On the other hand, I have fallen out with the term 'popular' for many years now, because it is a term that can be easily captured by populism. I prefer to speak of lower and upper because this classification can be understood by anyone. Because I am not talking to the academia but to those on the outside, those from below, those from the inside. There is a spatial contradiction in this that interests me.
In the process of decolonizing structures, how do you think institutions should function today?
I believe institutions make the world impossible; they do not make it possible. And I am talking about an issue I am currently working on, which is producing justice: State institutions are not capable of administering justice for any woman that is raped or murdered. The State is but an empty box full of institutional rhetoric. It sacralizes the educational institution and the family as an institution. It is not a building that you can go and burn down, it is an invisible, immaterial, and complex construct that takes on physical forms.
Such forms are currently being questioned by iconoclastic movements.
Exactly. In an act as interesting and continental as tearing down a statue, you see a symbolic action. But what has really happened? You have actually affected the social imaginary. Amidst this discourse, it is important to clarify that anti-institutionalism is the possibility of breaking everything, while discourses that aspire to take over the institutions from within in order to modify them are institutional hypnosis.
Valcárcel cleverly stayed between both discourses: the institution and the outside.
In no way do I ascribe to that. Roberto had to accept them because they were a means of subsistence. But in no case did he manage to modify any of the institutions where he worked. Furthermore, what happened to Roberto is very serious: he was a victim of some junk contract and ended up being subjected to a situation of institutional exploitation. Within the institutions, his discourse had an impact on the eyes, the skins, and the lives of his students, but not on the institutional structures. Today, there is social pain in Bolivia and that makes me angry. I believe anger is necessary.
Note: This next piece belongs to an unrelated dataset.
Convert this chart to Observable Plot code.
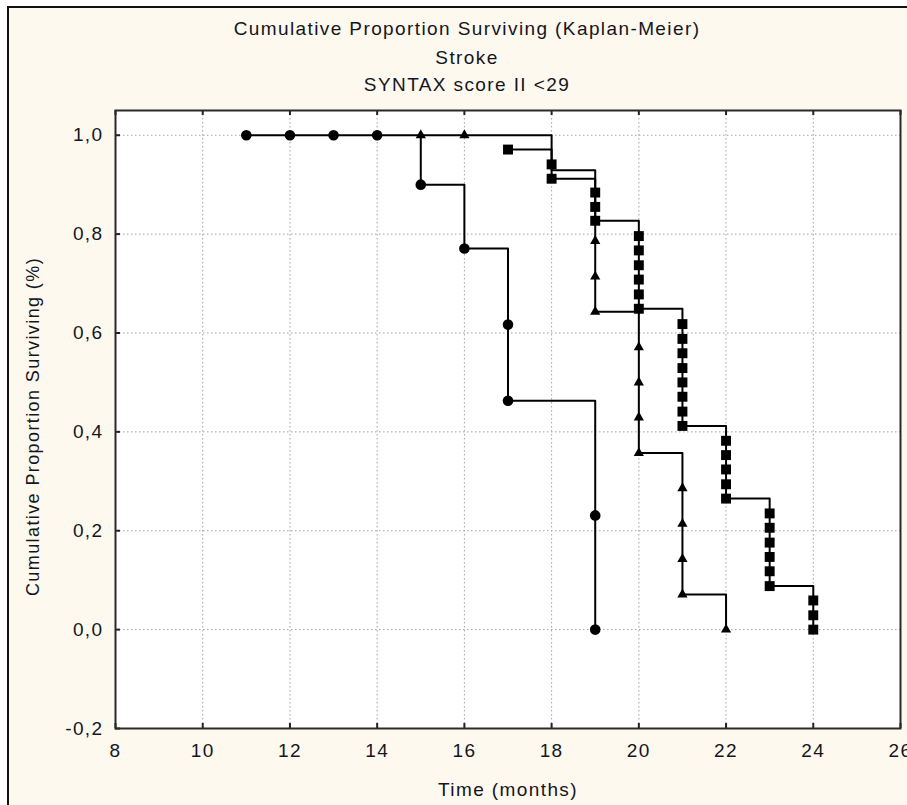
<!DOCTYPE html>
<html><head><meta charset="utf-8">
<script src="https://cdn.jsdelivr.net/npm/d3@7"></script>
<script src="https://cdn.jsdelivr.net/npm/@observablehq/plot@0.6"></script>
<style>
body{margin:0;background:#fff;overflow:hidden}
#wrap{position:relative;width:907px;height:805px;overflow:hidden}
#bg{position:absolute;left:7px;top:6px;width:1000px;height:900px;border-left:2px solid #111;border-top:2px solid #111;background:#fdf9ee;}
#chart{position:absolute;left:0;top:0}
</style></head><body><div id="wrap"><div id="bg"></div><div id="chart"></div></div>
<script>
// Titles and labels
const titleLines = ["Cumulative Proportion Surviving (Kaplan-Meier)", "Stroke", "SYNTAX score II <29"];
const xLabel = "Time (months)";
const yLabel = "Cumulative Proportion Surviving (%)";

// Tick values
const xTicks = [8, 10, 12, 14, 16, 18, 20, 22, 24, 26];
const yTicks = [-0.2, 0.0, 0.2, 0.4, 0.6, 0.8, 1.0];

// Group 1 (circles): marker times & survival
const circleT = [11, 12, 13, 14, 15, 16, 17, 17, 19, 19];
const circleS = [1.0, 1.0, 1.0, 1.0, 0.900, 0.771, 0.617, 0.463, 0.231, 0.0];
const circleStepT = [11, 15, 16, 17, 19];
const circleStepS = [1.0, 0.900, 0.771, 0.463, 0.0];

// Group 2 (triangles)
const triT = [15, 16, 19, 19, 19, 20, 20, 20, 20, 21, 21, 21, 21, 22];
const triS = [1.0, 1.0, 0.786, 0.714, 0.643, 0.571, 0.500, 0.429, 0.357, 0.286, 0.214, 0.143, 0.071, 0.0];
const triStepT = [15, 18, 19, 20, 21, 22];
const triStepS = [1.0, 0.929, 0.643, 0.357, 0.071, 0.0];

// Group 3 (squares)
const sqT = [17, 18, 18, 19, 19, 19, 20, 20, 20, 20, 20, 20,
  21, 21, 21, 21, 21, 21, 21, 21, 22, 22, 22, 22, 22,
  23, 23, 23, 23, 23, 23, 24, 24, 24];
const sqS = [0.971, 0.941, 0.912, 0.884, 0.855, 0.827, 0.796, 0.767, 0.737, 0.708, 0.678, 0.649,
  0.618, 0.588, 0.559, 0.529, 0.500, 0.471, 0.441, 0.412, 0.382, 0.353, 0.324, 0.294, 0.265,
  0.235, 0.206, 0.176, 0.147, 0.118, 0.088, 0.059, 0.029, 0.0];
const sqStepT = [17, 18, 19, 20, 21, 22, 23, 24];
const sqStepS = [0.971, 0.912, 0.827, 0.649, 0.412, 0.265, 0.088, 0.0];

const zip = (T, S) => T.map((t, i) => ({t, s: S[i]}));

const W = 907, H = 805, mL = 115, mR = 7, mT = 110, mB = 77;
const innerW = W - mL - mR, innerH = H - mT - mB;
const tickLen = 5;
const ink = "#15151f";
const fmtY = d => d.toFixed(1).replace(".", ",");
const lineOpts = {x: "t", y: "s", curve: "step-after", stroke: "#000", strokeWidth: 2};

const plot = Plot.plot({
  width: W, height: H,
  marginLeft: mL, marginRight: mR, marginTop: mT, marginBottom: mB,
  style: {background: "transparent", fontFamily: "'Liberation Sans', Arial, sans-serif", fontSize: "19px", letterSpacing: "1.4px", color: ink, overflow: "visible"},
  x: {domain: [8, 26]},
  y: {domain: [-0.2, 1.05]},
  marks: [
    Plot.frame({fill: "white"}),
    Plot.gridX(xTicks, {stroke: "#a0a0a0", strokeOpacity: 1, strokeWidth: 1, strokeDasharray: "1.5,2.5"}),
    Plot.gridY(yTicks, {stroke: "#a0a0a0", strokeOpacity: 1, strokeWidth: 1, strokeDasharray: "1.5,2.5"}),
    Plot.axisX(xTicks, {tickSize: 0, tickPadding: 15, tickFormat: d => String(d), label: null}),
    Plot.axisY(yTicks, {tickSize: 0, tickPadding: 12, tickFormat: fmtY, label: null}),
    Plot.ruleX(xTicks, {x: d => d, insetTop: innerH - tickLen, stroke: "#222", strokeWidth: 2}),
    Plot.ruleX(xTicks, {x: d => d, insetBottom: innerH - tickLen, stroke: "#222", strokeWidth: 2}),
    Plot.ruleY(yTicks, {y: d => d, insetRight: innerW - tickLen, stroke: "#222", strokeWidth: 2}),
    Plot.line(zip(circleStepT, circleStepS), lineOpts),
    Plot.line(zip(triStepT, triStepS), lineOpts),
    Plot.line(zip(sqStepT, sqStepS), lineOpts),
    Plot.dot(zip(circleT, circleS), {x: "t", y: "s", r: 5.3, fill: "#000", stroke: null}),
    Plot.dot(zip(triT, triS), {x: "t", y: "s", r: 3.8, symbol: "triangle", fill: "#000", stroke: null}),
    Plot.dot(zip(sqT, sqS), {x: "t", y: "s", r: 5.6, symbol: "square", fill: "#000", stroke: null}),
    Plot.frame({stroke: "#2a2a2a", strokeWidth: 2}),
    Plot.text([titleLines[0]], {frameAnchor: "top", dx: -41, dy: -76, lineAnchor: "bottom", textAnchor: "middle", fill: ink}),
    Plot.text([titleLines[1]], {frameAnchor: "top", dx: -41, dy: -47, lineAnchor: "bottom", textAnchor: "middle", fill: ink}),
    Plot.text([titleLines[2]], {frameAnchor: "top", dx: -41, dy: -20, lineAnchor: "bottom", textAnchor: "middle", fill: ink}),
    Plot.text([xLabel], {frameAnchor: "bottom", dy: 67, lineAnchor: "bottom", textAnchor: "middle", fill: ink}),
    Plot.text([yLabel], {frameAnchor: "left", rotate: -90, dx: -77, dy: 7, lineAnchor: "bottom", textAnchor: "middle", fontSize: 18, fill: ink})
  ]
});
document.getElementById("chart").appendChild(plot);
</script>
</body></html>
Roberto died because there is no social security in our country.
Finally, María, how did Roberto Valcárcel's presence influence your life?
Beyond an anecdote, I can tell you that I arrived at Roberto’s workshops feeling insignificant, like I was nothing and nobody. I felt very invisible, very anonymous, but I was full of life, dreams, and curiosity. Roberto perceived everything I had inside; he helped me to work on it. He is an indelible mark on me. I miss him, I love him, and it hurts me that he died. And I believe we can end this meeting with that.